### PROBLEM DETAILS
Leave out the pictures and copy everything else below exactly.

### INFORMATION PROVIDED
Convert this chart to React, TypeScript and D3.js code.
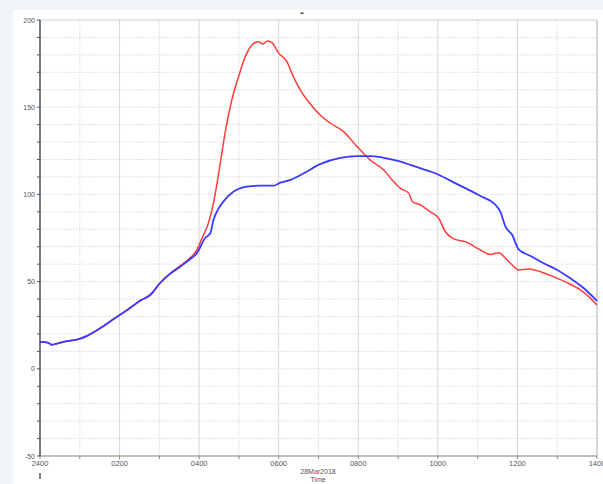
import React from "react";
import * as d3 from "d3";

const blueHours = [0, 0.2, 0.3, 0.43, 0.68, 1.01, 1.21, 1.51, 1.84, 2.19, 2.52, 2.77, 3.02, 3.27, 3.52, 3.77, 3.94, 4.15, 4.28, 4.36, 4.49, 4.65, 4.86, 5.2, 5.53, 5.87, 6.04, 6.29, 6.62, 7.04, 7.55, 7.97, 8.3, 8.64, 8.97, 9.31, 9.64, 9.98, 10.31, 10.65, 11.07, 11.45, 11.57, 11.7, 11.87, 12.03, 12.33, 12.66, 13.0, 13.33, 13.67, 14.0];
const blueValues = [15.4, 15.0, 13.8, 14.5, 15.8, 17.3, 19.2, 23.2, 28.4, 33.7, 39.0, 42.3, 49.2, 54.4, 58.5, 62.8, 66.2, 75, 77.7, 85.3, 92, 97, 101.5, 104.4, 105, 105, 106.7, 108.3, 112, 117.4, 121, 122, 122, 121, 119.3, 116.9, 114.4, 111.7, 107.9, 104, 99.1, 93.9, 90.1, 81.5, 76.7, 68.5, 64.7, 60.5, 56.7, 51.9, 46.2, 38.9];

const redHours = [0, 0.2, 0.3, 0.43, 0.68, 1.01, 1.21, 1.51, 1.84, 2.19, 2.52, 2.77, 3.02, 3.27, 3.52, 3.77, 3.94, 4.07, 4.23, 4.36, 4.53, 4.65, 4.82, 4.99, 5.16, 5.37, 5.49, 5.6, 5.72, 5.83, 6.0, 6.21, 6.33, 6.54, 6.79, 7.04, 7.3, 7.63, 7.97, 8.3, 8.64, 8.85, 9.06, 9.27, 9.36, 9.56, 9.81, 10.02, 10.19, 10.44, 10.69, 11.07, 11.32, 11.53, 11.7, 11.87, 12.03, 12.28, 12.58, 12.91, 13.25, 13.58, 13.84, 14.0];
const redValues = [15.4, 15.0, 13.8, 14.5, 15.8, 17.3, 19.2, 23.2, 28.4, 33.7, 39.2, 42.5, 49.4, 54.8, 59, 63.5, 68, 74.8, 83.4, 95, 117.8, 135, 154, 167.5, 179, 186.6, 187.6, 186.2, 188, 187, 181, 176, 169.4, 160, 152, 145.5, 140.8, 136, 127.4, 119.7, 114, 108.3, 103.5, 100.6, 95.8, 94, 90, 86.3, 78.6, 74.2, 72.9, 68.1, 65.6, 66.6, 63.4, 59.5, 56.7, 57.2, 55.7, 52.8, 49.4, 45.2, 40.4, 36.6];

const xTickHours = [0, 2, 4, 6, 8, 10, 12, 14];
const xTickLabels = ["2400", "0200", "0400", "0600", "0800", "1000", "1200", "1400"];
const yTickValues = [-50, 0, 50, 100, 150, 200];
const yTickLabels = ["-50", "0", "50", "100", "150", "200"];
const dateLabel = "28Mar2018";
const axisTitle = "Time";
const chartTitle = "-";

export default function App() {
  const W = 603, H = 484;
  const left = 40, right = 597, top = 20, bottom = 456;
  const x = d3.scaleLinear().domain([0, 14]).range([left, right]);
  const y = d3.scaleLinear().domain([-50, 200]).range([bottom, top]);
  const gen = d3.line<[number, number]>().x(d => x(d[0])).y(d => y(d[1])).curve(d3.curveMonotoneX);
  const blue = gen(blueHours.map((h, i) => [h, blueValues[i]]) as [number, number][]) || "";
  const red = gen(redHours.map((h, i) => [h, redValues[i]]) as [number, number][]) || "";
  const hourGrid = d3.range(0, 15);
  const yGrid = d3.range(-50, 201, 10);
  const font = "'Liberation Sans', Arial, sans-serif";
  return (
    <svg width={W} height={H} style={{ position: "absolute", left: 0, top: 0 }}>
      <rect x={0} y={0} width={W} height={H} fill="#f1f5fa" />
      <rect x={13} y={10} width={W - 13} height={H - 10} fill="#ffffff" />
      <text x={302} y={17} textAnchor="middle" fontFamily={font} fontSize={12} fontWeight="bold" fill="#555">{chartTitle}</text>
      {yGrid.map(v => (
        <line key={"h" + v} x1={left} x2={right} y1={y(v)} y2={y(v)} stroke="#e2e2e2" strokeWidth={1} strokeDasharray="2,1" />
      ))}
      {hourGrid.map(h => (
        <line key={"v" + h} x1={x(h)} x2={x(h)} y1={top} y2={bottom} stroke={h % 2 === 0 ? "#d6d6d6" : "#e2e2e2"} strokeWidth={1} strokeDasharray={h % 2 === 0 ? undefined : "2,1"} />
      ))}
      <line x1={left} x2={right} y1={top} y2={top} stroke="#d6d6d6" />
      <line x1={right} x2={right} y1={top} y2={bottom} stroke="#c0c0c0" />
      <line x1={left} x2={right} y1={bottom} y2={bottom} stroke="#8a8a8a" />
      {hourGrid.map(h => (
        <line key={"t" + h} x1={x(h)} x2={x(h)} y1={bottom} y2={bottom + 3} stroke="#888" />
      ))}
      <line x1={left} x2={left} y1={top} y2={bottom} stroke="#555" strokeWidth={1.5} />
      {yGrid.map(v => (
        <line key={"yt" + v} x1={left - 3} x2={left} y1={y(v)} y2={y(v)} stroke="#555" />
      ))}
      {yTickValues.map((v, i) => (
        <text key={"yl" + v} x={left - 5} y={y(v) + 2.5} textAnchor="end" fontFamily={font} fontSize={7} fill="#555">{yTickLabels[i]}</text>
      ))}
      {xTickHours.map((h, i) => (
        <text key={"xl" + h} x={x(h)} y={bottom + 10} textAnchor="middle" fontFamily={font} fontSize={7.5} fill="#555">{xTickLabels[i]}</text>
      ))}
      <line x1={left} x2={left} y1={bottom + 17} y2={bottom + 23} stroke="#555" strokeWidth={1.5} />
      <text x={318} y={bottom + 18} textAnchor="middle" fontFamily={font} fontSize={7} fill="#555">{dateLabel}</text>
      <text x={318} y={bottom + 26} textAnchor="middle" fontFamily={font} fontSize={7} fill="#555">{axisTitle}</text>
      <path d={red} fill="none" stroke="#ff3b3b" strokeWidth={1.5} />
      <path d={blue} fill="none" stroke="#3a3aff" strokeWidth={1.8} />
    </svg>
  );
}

### WRITTEN ANSWER
Convert this chart to React, TypeScript and D3.js code.
import React from "react";
import * as d3 from "d3";

const blueHours = [0, 0.2, 0.3, 0.43, 0.68, 1.01, 1.21, 1.51, 1.84, 2.19, 2.52, 2.77, 3.02, 3.27, 3.52, 3.77, 3.94, 4.15, 4.28, 4.36, 4.49, 4.65, 4.86, 5.2, 5.53, 5.87, 6.04, 6.29, 6.62, 7.04, 7.55, 7.97, 8.3, 8.64, 8.97, 9.31, 9.64, 9.98, 10.31, 10.65, 11.07, 11.45, 11.57, 11.7, 11.87, 12.03, 12.33, 12.66, 13.0, 13.33, 13.67, 14.0];
const blueValues = [15.4, 15.0, 13.8, 14.5, 15.8, 17.3, 19.2, 23.2, 28.4, 33.7, 39.0, 42.3, 49.2, 54.4, 58.5, 62.8, 66.2, 75, 77.7, 85.3, 92, 97, 101.5, 104.4, 105, 105, 106.7, 108.3, 112, 117.4, 121, 122, 122, 121, 119.3, 116.9, 114.4, 111.7, 107.9, 104, 99.1, 93.9, 90.1, 81.5, 76.7, 68.5, 64.7, 60.5, 56.7, 51.9, 46.2, 38.9];

const redHours = [0, 0.2, 0.3, 0.43, 0.68, 1.01, 1.21, 1.51, 1.84, 2.19, 2.52, 2.77, 3.02, 3.27, 3.52, 3.77, 3.94, 4.07, 4.23, 4.36, 4.53, 4.65, 4.82, 4.99, 5.16, 5.37, 5.49, 5.6, 5.72, 5.83, 6.0, 6.21, 6.33, 6.54, 6.79, 7.04, 7.3, 7.63, 7.97, 8.3, 8.64, 8.85, 9.06, 9.27, 9.36, 9.56, 9.81, 10.02, 10.19, 10.44, 10.69, 11.07, 11.32, 11.53, 11.7, 11.87, 12.03, 12.28, 12.58, 12.91, 13.25, 13.58, 13.84, 14.0];
const redValues = [15.4, 15.0, 13.8, 14.5, 15.8, 17.3, 19.2, 23.2, 28.4, 33.7, 39.2, 42.5, 49.4, 54.8, 59, 63.5, 68, 74.8, 83.4, 95, 117.8, 135, 154, 167.5, 179, 186.6, 187.6, 186.2, 188, 187, 181, 176, 169.4, 160, 152, 145.5, 140.8, 136, 127.4, 119.7, 114, 108.3, 103.5, 100.6, 95.8, 94, 90, 86.3, 78.6, 74.2, 72.9, 68.1, 65.6, 66.6, 63.4, 59.5, 56.7, 57.2, 55.7, 52.8, 49.4, 45.2, 40.4, 36.6];

const xTickHours = [0, 2, 4, 6, 8, 10, 12, 14];
const xTickLabels = ["2400", "0200", "0400", "0600", "0800", "1000", "1200", "1400"];
const yTickValues = [-50, 0, 50, 100, 150, 200];
const yTickLabels = ["-50", "0", "50", "100", "150", "200"];
const dateLabel = "28Mar2018";
const axisTitle = "Time";
const chartTitle = "-";

export default function App() {
  const W = 603, H = 484;
  const left = 40, right = 597, top = 20, bottom = 456;
  const x = d3.scaleLinear().domain([0, 14]).range([left, right]);
  const y = d3.scaleLinear().domain([-50, 200]).range([bottom, top]);
  const gen = d3.line<[number, number]>().x(d => x(d[0])).y(d => y(d[1])).curve(d3.curveMonotoneX);
  const blue = gen(blueHours.map((h, i) => [h, blueValues[i]]) as [number, number][]) || "";
  const red = gen(redHours.map((h, i) => [h, redValues[i]]) as [number, number][]) || "";
  const hourGrid = d3.range(0, 15);
  const yGrid = d3.range(-50, 201, 10);
  const font = "'Liberation Sans', Arial, sans-serif";
  return (
    <svg width={W} height={H} style={{ position: "absolute", left: 0, top: 0 }}>
      <rect x={0} y={0} width={W} height={H} fill="#f1f5fa" />
      <rect x={13} y={10} width={W - 13} height={H - 10} fill="#ffffff" />
      <text x={302} y={17} textAnchor="middle" fontFamily={font} fontSize={12} fontWeight="bold" fill="#555">{chartTitle}</text>
      {yGrid.map(v => (
        <line key={"h" + v} x1={left} x2={right} y1={y(v)} y2={y(v)} stroke="#e2e2e2" strokeWidth={1} strokeDasharray="2,1" />
      ))}
      {hourGrid.map(h => (
        <line key={"v" + h} x1={x(h)} x2={x(h)} y1={top} y2={bottom} stroke={h % 2 === 0 ? "#d6d6d6" : "#e2e2e2"} strokeWidth={1} strokeDasharray={h % 2 === 0 ? undefined : "2,1"} />
      ))}
      <line x1={left} x2={right} y1={top} y2={top} stroke="#d6d6d6" />
      <line x1={right} x2={right} y1={top} y2={bottom} stroke="#c0c0c0" />
      <line x1={left} x2={right} y1={bottom} y2={bottom} stroke="#8a8a8a" />
      {hourGrid.map(h => (
        <line key={"t" + h} x1={x(h)} x2={x(h)} y1={bottom} y2={bottom + 3} stroke="#888" />
      ))}
      <line x1={left} x2={left} y1={top} y2={bottom} stroke="#555" strokeWidth={1.5} />
      {yGrid.map(v => (
        <line key={"yt" + v} x1={left - 3} x2={left} y1={y(v)} y2={y(v)} stroke="#555" />
      ))}
      {yTickValues.map((v, i) => (
        <text key={"yl" + v} x={left - 5} y={y(v) + 2.5} textAnchor="end" fontFamily={font} fontSize={7} fill="#555">{yTickLabels[i]}</text>
      ))}
      {xTickHours.map((h, i) => (
        <text key={"xl" + h} x={x(h)} y={bottom + 10} textAnchor="middle" fontFamily={font} fontSize={7.5} fill="#555">{xTickLabels[i]}</text>
      ))}
      <line x1={left} x2={left} y1={bottom + 17} y2={bottom + 23} stroke="#555" strokeWidth={1.5} />
      <text x={318} y={bottom + 18} textAnchor="middle" fontFamily={font} fontSize={7} fill="#555">{dateLabel}</text>
      <text x={318} y={bottom + 26} textAnchor="middle" fontFamily={font} fontSize={7} fill="#555">{axisTitle}</text>
      <path d={red} fill="none" stroke="#ff3b3b" strokeWidth={1.5} />
      <path d={blue} fill="none" stroke="#3a3aff" strokeWidth={1.8} />
    </svg>
  );
}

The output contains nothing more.